The question is whether an injury sustained by an employee from the sudden unprovoked assault of a perfect stranger can be said to have arisen from “a dispute” within *447the contemplation of LSA-R.S. 23:1031(D). If it does, then the employer is relieved of its obligation to pay compensation.

| nWe conclude that it does not, and not only because the worker’s compensation laws of this state are to be liberally construed, see Peveto v. WHC Contractors, et al., 630 So.2d 689, 691 (La.1994), but because we construe the term “dispute” to mean a disagreement between two or more persons expressing contrary positions.7

Viewed from this, the worker’s perspective, Williams v. Regional Transit Authority, 546 So.2d 150, 156 (La.1989); Bruno, supra, at 360, the employer’s position would be meritorious had its employee’s injury arisen out of 1) an argument in which he participated and 2) the argument concerned matters unrelated to his employment. Because here claimant did not participate in or contribute to some precipitative argument or conflict, we conclude that he was merely a victim to an assault whose resulting injuries are compensable, having arisen in the course and scope of his employment.8

DECREE

For the foregoing reasons, the judgment of the hearing officer is affirmed, at defendant’s costs.

AFFIRMED.

AMY, J., concurs.

. In Templet, after an exhaustive review of United States Supreme Court and other jurisprudence, our state Supreme Court concluded that a worker who is not on his employer's premises and not under his employer’s supervision could nonetheless recover workers compensation if his employment subjected him to an abnormal risk, or peculiar or abnormal exposure to a common peril. Because in that case, Templet was not so subjected, his claim for benefits under "the threshold doctrine” was denied.

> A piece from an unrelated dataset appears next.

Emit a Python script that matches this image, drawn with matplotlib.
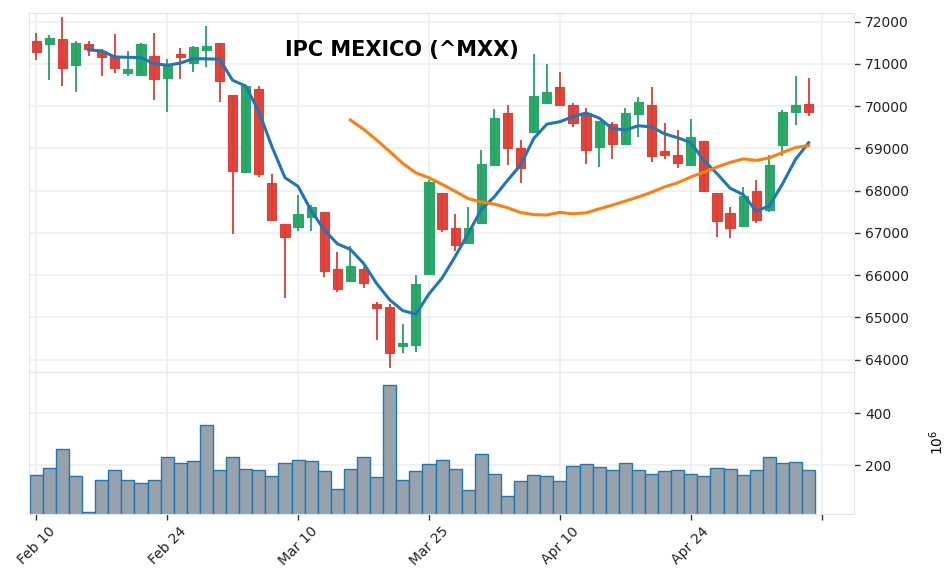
import numpy as np
import pandas as pd
import matplotlib
matplotlib.use("Agg")
import matplotlib.pyplot as plt

# daily OHLC + volume (millions)
opens = [71551, 71472, 71598, 70975, 71480, 71314, 71188, 70778, 70730, 71196,
         70660, 71243, 71030, 71322, 71504, 70273, 68450, 70399, 68190, 67219,
         67133, 67369, 67488, 66138, 65862, 66138, 65310, 65255, 64324, 64347,
         66020, 67953, 67125, 66762, 67235, 68616, 69847, 69018, 69397, 70083,
         70462, 70028, 69831, 69042, 69579, 69097, 69807, 70028, 68947, 68853,
         68608, 69184, 67937, 67464, 67156, 68000, 67543, 69081, 69855, 70052]
highs = [71725, 71685, 72103, 71551, 71535, 71354, 71709, 71306, 71488, 71733,
         71109, 71370, 71433, 71898, 71504, 70273, 70502, 70478, 68395, 67219,
         67898, 67661, 67488, 66541, 66699, 66201, 65357, 65310, 64844, 65996,
         68253, 67953, 67440, 67606, 68955, 69926, 70020, 69200, 71235, 70999,
         70809, 70068, 69965, 69657, 69634, 69949, 70210, 70446, 69594, 69429,
         69697, 69184, 67937, 67606, 68079, 68253, 68837, 69910, 70715, 70659]
lows = [71093, 70620, 70486, 70344, 71196, 70715, 70794, 70715, 70730, 70154,
        69870, 70644, 70817, 70936, 70107, 66967, 68427, 68332, 67283, 65468,
        67054, 67054, 65965, 65610, 65862, 65704, 64466, 63811, 64150, 64174,
        66020, 67014, 66580, 66762, 67235, 68616, 68616, 68190, 69397, 70083,
        70020, 69515, 68640, 68569, 68758, 69097, 69263, 68687, 68742, 68545,
        68608, 67977, 66912, 66888, 67156, 67243, 67488, 68829, 69555, 69776]
closes = [71275, 71622, 70904, 71504, 71346, 71157, 70904, 70872, 71464, 70636,
          70959, 71157, 71409, 71433, 70596, 68466, 70478, 68387, 67306, 66904,
          67440, 67606, 66099, 65673, 66225, 65807, 65215, 64166, 64403, 65791,
          68214, 67085, 66714, 67125, 68640, 69728, 69010, 68537, 70249, 70344,
          70020, 69610, 68963, 69657, 69105, 69847, 70107, 68829, 68837, 68647,
          69263, 68000, 67282, 67109, 67882, 67306, 68616, 69870, 70028, 69855]
volumes = [164, 191, 264, 160, 20, 145, 183, 145, 133, 145,
           233, 207, 218, 356, 180, 233, 187, 180, 160, 210,
           222, 218, 176, 107, 187, 230, 153, 510, 145, 176,
           203, 222, 187, 103, 245, 168, 80, 141, 164, 157,
           141, 199, 203, 195, 180, 210, 180, 168, 176, 183,
           168, 157, 191, 187, 164, 183, 233, 210, 214, 180]
tick_labels = ['Feb 10', 'Feb 24', 'Mar 10', 'Mar 25', 'Apr 10', 'Apr 24', '']

UP = '#22a463'
DOWN = '#dc3d33'
GRID = '#eceff4'
SPINE = '#e3e6eb'

df = pd.DataFrame({'open': opens, 'high': highs, 'low': lows,
                   'close': closes, 'volume': volumes})
x = np.arange(len(df))
ma5 = df['close'].rolling(5).mean()
ma25 = df['close'].rolling(25).mean()

fig = plt.figure(figsize=(9.52, 5.87), dpi=100)
ax = fig.add_axes([0.0305, 0.367, 0.867, 0.611])
axv = fig.add_axes([0.0305, 0.1244, 0.867, 0.2426], sharex=ax)

# candles
up = df['close'] >= df['open']
colors = np.where(up, UP, DOWN)
ax.vlines(x, df['low'], df['high'], colors=colors, linewidth=1.3, zorder=2)
body_lo = np.minimum(df['open'], df['close'])
body_h = np.abs(df['close'] - df['open']).clip(lower=40)
ax.bar(x, body_h, bottom=body_lo, width=0.7, color=colors, edgecolor=colors,
       linewidth=0.8, alpha=0.95, zorder=3)

ax.plot(x, ma5, color='#1f77b4', linewidth=2.2, zorder=4)
ax.plot(x, ma25, color='#ff7f0e', linewidth=2.2, zorder=4)

# volume
axv.bar(x, df['volume'], width=1.0, color='#98a2ad', edgecolor='#1f77b4',
        linewidth=1.0, zorder=2)

ax.set_xlim(-0.55, 62.5)
ax.set_ylim(63720, 72206)
axv.set_ylim(12.7, 560)

ax.set_yticks(np.arange(64000, 72001, 1000))
axv.set_yticks([200, 400])
axv.set_xticks(np.arange(0, 61, 10))
axv.set_xticklabels(tick_labels, rotation=45, ha='center')
ax.tick_params(axis='x', which='both', bottom=False, labelbottom=False)

for a in (ax, axv):
    a.yaxis.tick_right()
    a.tick_params(axis='both', labelsize=10, length=4, width=1,
                  color='#333333', labelcolor='#222222')
    a.grid(True, color=GRID, linewidth=1.2, zorder=0)
    a.set_axisbelow(True)
    for s in a.spines.values():
        s.set_color(SPINE)

axv.yaxis.set_label_position('right')
axv.set_ylabel('$10^6$', fontsize=10, labelpad=26)

fig.text(0.422, 0.915, 'IPC MEXICO (^MXX)', ha='center', va='center',
         fontsize=15, fontweight='bold')

fig.savefig('out.png', dpi=100)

Insofar as in this case Pappas was under his employer’s supervision, Templet is clearly distinguished.

. Our Supreme Court stated in Mundy:

"Inasmuch as the risk which gave rise to the injury was a neutral risk that was not related either to plaintiff's employment or to plaintiff's personal life, the "arising out of the employment” showing ..., while not particularly strong, could be considered sufficient if there was a strong 'course of employment' showing.”

Id., at 350.

.In Raybol relief was granted, where it was inferred that claimant was "as innocent of having caused or invited the unwarranted assault as if the perpetrator had been a complete stranger.” Id., at 727. Here the case for compensation is stronger, as there is no question of the fact.

. "There is no substitute for an analysis of each situation upon its own facts, with a decision to be reached by weighing the relative merits of the showing of whether the injury was in the course of employment and arose out of the employment." Malone and Johnson, Workers' Compensation Law and Practice, (3d ed.), Section 149, at 326. See also, Lisonbee v. Chicago Mill & Lumber Co., 278 So.2d 5, 7 (La.1973) ("But the question of which risk shall be included within the act and which shall be excluded cannot be decided by phrases. Each case must be determined from its own facts.”)

. Subsection D was added by Act No. 454 of 1989, effective January 1, 1990, after this [i.e., Benoit’s ] accident, but in any event the amendment does not impact this case since the dispute was employment related.

. In the words of the hearing officer:

“As to the injuries sustained by Mr. Pappas, the Court finds that Mr. Pappas suffered an unprovoked injury by accident arising out of the course and scope of his employment. The evidence clearly established that Mr. Pappas did not initiate, nor did he participate, in a dispute with the patron who struck him. The employer has failed to establish that the injury arose out of a dispute. Therefore, the Court finds that defendant shall pay all necessary medical expenses incurred by Mr. Pappas as a result of the injury."

. Webster's Ninth New Collegiate Dictionary (Merriam-Webster 1991) variously defines a "dispute” as a verbal controversy, a debate, a quarrel, or physical combat.

. Parenthetically, we observe that this conclusion is consistent with the larger socioeconomic goals of our state’s workers' compensation and environmental schemes, assigning to the consumer, albeit indirectly, insurable risks associated with the peddling and delivery of environmental remediation services.